Desired Capacity	The "Thermostat" setting.	The number of instances the ASG targets right now.
Health Check Type	EC2 vs. ELB.	Determines if an instance should be replaced based on hardware vs. app response.

Hierarchical Outline

Scaling Methodologies
- Vertical Scaling: Resizing instances (e.g., t3.micro to m5.large). Requires downtime; has an upper hardware limit.
- Horizontal Scaling: Adding more instances. Preferred for high availability; theoretically limitless.
Amazon EC2 Auto Scaling Policies
- Manual Scaling: Manually updating the desired capacity.
- Scheduled Scaling: Scaling based on known time patterns (e.g., Friday sale).
- Dynamic Scaling:
  - Target Tracking: Maintains a specific metric (e.g., "Keep aggregate CPU at 50%").
  - Step Scaling: Escalates the response based on the size of the breach (e.g., +2 units if CPU > 60%, +4 units if CPU > 80%).
  - Simple Scaling: Single adjustment based on a single alarm.
Scaling Other Components
- Storage: Amazon EBS Elastic Volumes allow resizing without downtime.
- Databases: RDS Read Replicas scale read-heavy workloads; RDS Proxy manages connection pooling.
- Serverless: AWS Lambda and Fargate scale automatically per request/task.

Visual Anchors

Scaling Decision Flow

Loading Diagram...

Horizontal vs. Vertical Scaling Visualization

Compiling TikZ diagram…

⏳

Running TeX engine…

This may take a few seconds

Definition-Example Pairs

Step Scaling: A policy that increases capacity in "steps" based on the severity of a metric alarm.
- Example: If a CPU alarm triggers at 70%, add 2 instances. If it hits 90%, add 5 instances immediately to prevent a crash.
Decoupling: Breaking a monolithic application into independent parts that communicate via messages.
- Example: An ordering system sends orders to an Amazon SQS queue. The "Order Processor" fleet scales up based on the number of messages in the queue, regardless of how fast the "Web Front-end" is running.
Predictive Scaling: Using machine learning to forecast future traffic based on historical patterns.
- Example: An e-commerce site scales up 30 minutes before a daily "Flash Sale" begins, based on traffic data from the previous two weeks.

Worked Examples

Example 1: Configuring Step Scaling

Scenario: You have an ASG with a desired capacity of 4. You want to handle rapid spikes in traffic.
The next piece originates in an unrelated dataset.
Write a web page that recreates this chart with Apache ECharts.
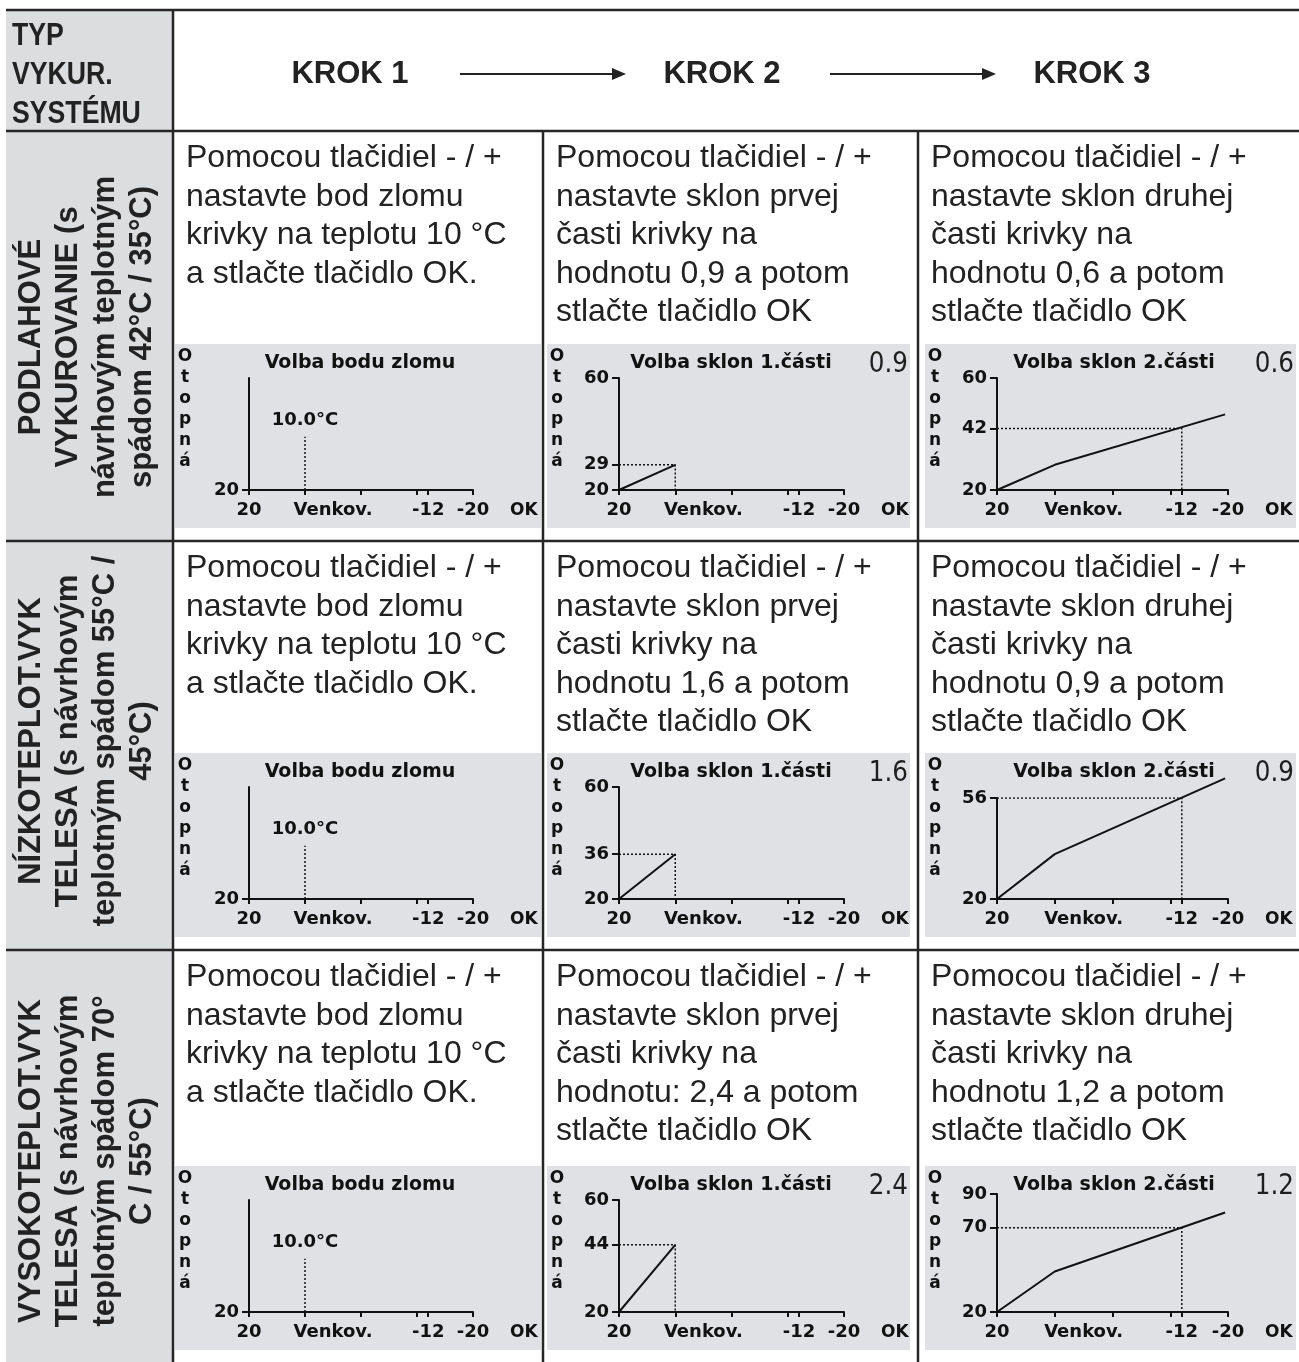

Step 1: Define Alarm. Create a CloudWatch alarm for Average CPU Utilization > 60%. Step 2: Define Steps.

Step A: If CPU is between 60% and 70%, add 2 instances.
Step B: If CPU is between 70% and 80%, add 4 instances.
Step C: If CPU is > 80%, add 8 instances.

Result: If a sudden traffic burst hits 85% CPU, the ASG skips steps A and B and immediately adds 8 instances, providing a much faster response than a Simple Scaling policy.

Checkpoint Questions

What is the main advantage of Horizontal Scaling over Vertical Scaling in a high-availability architecture?
Which scaling policy is best for maintaining a steady aggregate CPU utilization of 40%?
True or False: Step scaling policies utilize a cooldown period to prevent rapid fluctuations.
How does an Amazon RDS Proxy help with scaling database-heavy applications?
If an ASG has a Min size of 2, Max size of 10, and Desired capacity of 4, what happens if you manually change the Desired capacity to 1?

▶Click to see answers

Horizontal scaling provides better fault tolerance (no single point of failure) and can scale virtually without limits, unlike vertical scaling which is limited by the largest instance size available.
Target Tracking Policy.
False. Step scaling policies use "Warm-up Time" for new instances; Simple Scaling policies use cooldown periods.
It pools and shares database connections, preventing the database from reaching connection limits as the application tier scales horizontally.
The ASG will terminate 2 instances to reach the Desired capacity of 2 (it will not go to 1 because the Min size is 2).